Why buy tea? Wild wood strawberry tea is everywhere

Wild wood strawberry © Photo Ken Korczak

Wild strawberry tea. How good does that sound? You don’t need a team of marketing consultants to come up with a name so pleasant and inviting for a tea.

Strawberries grow wild just about everywhere in Minnesota. In my northwest corner of the state, you practically can't take a step without encountering this stuff everywhere. Just take a stroll along any country road and you’ll see oodles of wild strawberry plants on the roadside and in the ditches, bearing pretty white flowers in early summer, and tiny red berries later on.

They’re also everywhere strewn across prairie lands, CRP, and in the woods growing among taller grasses. They look a lot like the strawberries grown by gardeners, so even an idiot like me had no trouble making a positive ID of this wild plant.

To be specific, this tea is brewed from the dried leaves of the wood strawberry rather than the berry itself. Lee Allen Peterson’s “A Field Guide to Edible Plants” directs that you boil the dried leaves of wood strawberries to make a very pleasant and mild tea. That’s what I did, and that’s what I got.

Don’t expect this tea to have a strawberry-like taste. Rather, when you boil the leaves, you get a very distinct tea-like flavor -- but this is a tea with almost a total lack of bitterness. I find wild wood strawberry tea to be exceedingly subtle.
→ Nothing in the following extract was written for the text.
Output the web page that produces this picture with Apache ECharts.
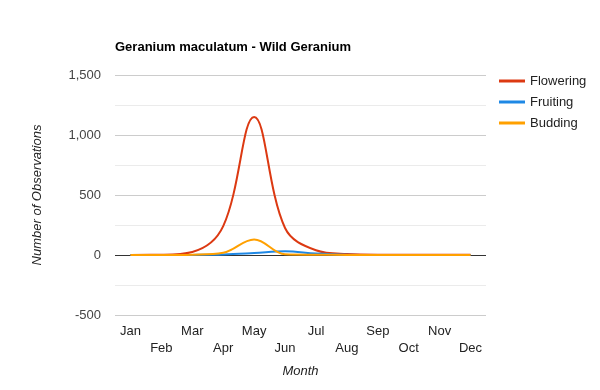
<!DOCTYPE html>
<html>
<head>
<meta charset="utf-8">
<script src="https://cdn.jsdelivr.net/npm/echarts@6/dist/echarts.min.js"></script>
<style>html,body{margin:0;padding:0;background:#fff}#c{width:600px;height:390px}</style>
</head>
<body>
<div id="c"></div>
<script>
const months = ['Jan','Feb','Mar','Apr','May','Jun','Jul','Aug','Sep','Oct','Nov','Dec'];
const flowering = [1, 2, 25, 240, 1150, 225, 40, 8, 3, 3, 2, 2];
const fruiting = [0, 0, 1, 5, 17, 31, 12, 3, 1, 1, 0, 0];
const budding = [0, 0, 3, 19, 130, 6, 2, 1, 0, 0, 0, 0];
const seriesNames = ['Flowering', 'Fruiting', 'Budding'];
const yTicks = [-500, 0, 500, 1000, 1500];

const font = 'Liberation Sans, Arial, sans-serif';
const chart = echarts.init(document.getElementById('c'), null, {renderer: 'canvas'});
const mk = (name, data, color) => ({
  name, type: 'line', data, smooth: 0.38, symbol: 'none',
  lineStyle: {color, width: 2}, itemStyle: {color}
});
chart.setOption({
  animation: false,
  textStyle: {fontFamily: font},
  title: {
    text: 'Geranium maculatum - Wild Geranium',
    left: 115, top: 41, padding: 0,
    textStyle: {fontFamily: font, fontSize: 13, fontWeight: 'bold', color: '#000'}
  },
  legend: {
    orient: 'vertical', left: 499, top: 73, padding: 0,
    icon: 'rect', itemWidth: 26, itemHeight: 3, itemGap: 5,
    textStyle: {fontFamily: font, fontSize: 13, color: '#222', lineHeight: 16},
    data: seriesNames
  },
  grid: {left: 115, right: 114, top: 75, bottom: 75},
  xAxis: {
    type: 'category', data: months, boundaryGap: true,
    axisLine: {show: false, onZero: false}, axisTick: {show: false},
    axisLabel: {
      interval: 0, margin: 8, fontFamily: font, fontSize: 13, color: '#222', lineHeight: 17,
      formatter: (v, i) => (i % 2 ? '\n' + v : v)
    },
    name: 'Month', nameLocation: 'middle', nameGap: 50,
    nameTextStyle: {fontFamily: font, fontSize: 13, fontStyle: 'italic', color: '#222'}
  },
  yAxis: {
    type: 'value', min: -500, max: 1500, interval: 250,
    axisLine: {show: false}, axisTick: {show: false},
    axisLabel: {
      margin: 14, fontFamily: font, fontSize: 13, color: '#444',
      formatter: v => (yTicks.includes(v) ? v.toLocaleString('en-US') : '')
    },
    splitLine: {lineStyle: {width: 1, color: ['#cccccc','#ebebeb','#333333','#ebebeb','#cccccc','#ebebeb','#cccccc','#ebebeb','#cccccc']}},
    name: 'Number of Observations', nameLocation: 'middle', nameGap: 71,
    nameTextStyle: {fontFamily: font, fontSize: 13, fontStyle: 'italic', color: '#222'}
  },
  series: [
    mk(seriesNames[0], flowering, '#dc3912'),
    mk(seriesNames[1], fruiting, '#1e88e5'),
    mk(seriesNames[2], budding, '#ffa000')
  ]
});
</script>
</body>
</html>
It’s not only mild, but seems to personify that quality. This tea does not have the welcome sweetness of pineapple weed or sweet goldenrod tea, it has a more tea-like flavor, with all the good things of a tea, without a bit of the bad -- no bitterness, no after taste. Just tea. Pure tea.

Wild strawberry tea is undemanding of the drinker. It gives without demanding. It puts one in the mood of acceptance, without resignation. It sends a soothing signal across the nerve endings, and gently washes the tension from an agitated mind.

Here is a tea that a group of friends can imbibe while having quiet conversation sitting in an summer gazebo on 78-degree day with low humidity and gentle winds. The sky would be blue and barn swallows would veer and dart through the air as the adlibbing humans sipped below.

If I wanted a rest for my mind, while also hoping to be inspired, I would choose this tea -- wild wood strawberry tea -- as my beverage of choice. It’s yet another amazing gift from the land, free and plentiful for everyone to simply pluck, brew and drink.